What is the difference between a victim and a martyr. Our age is fond of labeling large swaths of people as victims. Blacks are victims of some imaginary system of systemic racism that keeps them down. Addicts are victims of their own neural pathways that tell them that destructive substances and habits are good for them, and they are powerless to escape the grips of their neuropathologies. People who do not like to deal with the awkwardness of those around them are victims of microaggressions, and need safe spaces free of those who would confront their worldview or behavior. Previous generations were less enamored with the idea of victim and instead focused on the question of martyrs, writing huge books on those who had given their lives for noble causes and thus benefited the world through their choice of the noble in the face of great persecution and death. We do not hear so much of martyrs in our age and hear a lot about victims. This is one of the many ways which shows ours to be an age of decline and decadence. What it is that separates the two, though?

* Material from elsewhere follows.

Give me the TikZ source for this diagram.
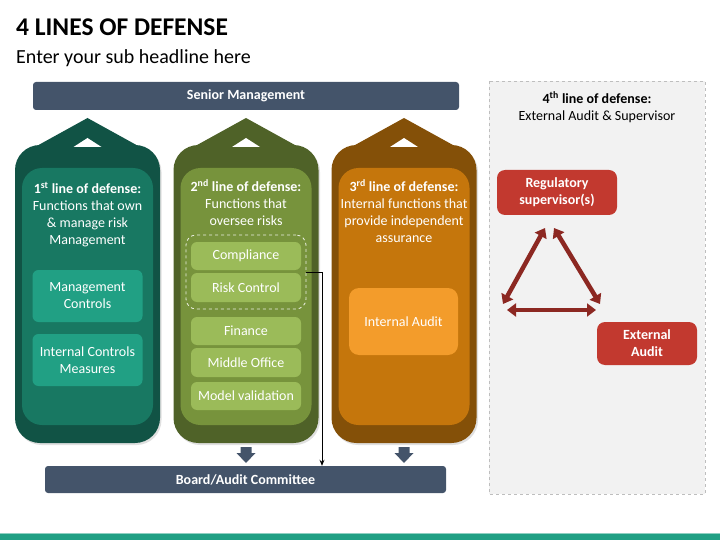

At the heart of the matter, the difference between a victim and a martyr is agency. A martyr chooses a course of action–one that is right and good and noble–in the face of danger knowing that the results could be painful and even fatal. The decision to be a martyr is the result of deliberate steps that one has taken with sometimes predictable results. An Edmund Campion, for example, goes into an England with violently hostile laws and knows that he will likely be found and tortured and put to death and does so anyway. A whole slew of pietistic faiths base their ambivalent attitude towards involvement with the political and social systems of a frequently hostile world to a lengthy tradition of martyrdom at the hands of corrupt and intolerant civic authorities, and yet choose to hold to belief systems that they know to be out of step with the corrupt society around them. A martyr knows that the times are evil and dangerous and does what is right despite the fact that this brings the risk of being targeted by that evil. And thus persecution and tribulation are not a surprise to a martyr but rather a sign that one is doing the right thing and will receive a blessing in heaven as just recompense for one’s present sufferings, and even that the world may be bettered by the example of fortitude and courage in the face of trouble.
A victim has no such agency. Instead, a victim is helpless and lacking in agency and is simply an innocent bystander in the great events going on. A martyr has strength in knowing that present suffering is connected to future glory and that to the extent that we suffer for righteousness sake we share in the experience of our Lord and Savoir on this earth who also suffered to the point of death for the sake of righteousness and who sits in glory at the right hand of Our Heavenly Father. A victim has no such consolation because there was no decision made to stand up in the face of danger and no connection between present suffering and future glory. Thus while martyrology leads one to an understanding of the redemptive path of suffering, for victims suffering is simply unjust and intolerable and without purpose or meaning. The results of this are lamentable but predictable in that victims see no way out of the suffering except to turn those who supposedly have victimized them into victims themselves. They project their lack of agency on those who have supposedly done them wrong and believe that justice demands an overturning of the system to assuage the feelings of weakness and powerlessness that come from being victimized. And so the victim becomes the abuser in the guise of the social justice warrior.
How is it that a victim can regain one’s agency without giving into the dark side of the search for power to torment one’s tormentors and further increase the amount of evil and violence that exists? What is necessary for the victim to regain agency is not power, but rather insight. There are many layers that this insight can take. For example, we may see that life in a world that has devoted itself to rebellion against God and against God’s ways is dangerous and that we may occasionally suffer from life in such an evil place. We may, if we are wise, recognize that we are of the same sort of human nature as those who have abused us and that we have the same potential for darkness and evil inside of us that others have, and this may moderate our own pride and self-regard and lead us to restrain our conduct so that we do not do unto others what has been done unto us, as we are well acquainted with the horrors that unrestrained evil can bring into the troubled and tormented minds of survivors. This insight restores to us our agency, our realization that we must control ourselves, and that those who seek after the power to exploit and take advantage of others do so out of weakness and not out of strength and that there is a better way for us to follow, and this connections our present suffering to future glory and to a vision of a better and non-exploitative world to come while reminding us that we are imperfect and flawed beings ourselves. Therefore let us no longer be victims. If we must suffer, let our suffering be part of a larger context in which we know that the sufferings of this present existence are not worthy of being compared to the glory that is to come, as part of a story that has an ending we know in advance, that we win, and that no evil will be allowed to survive into the world to come, not even the evil inside of ourselves.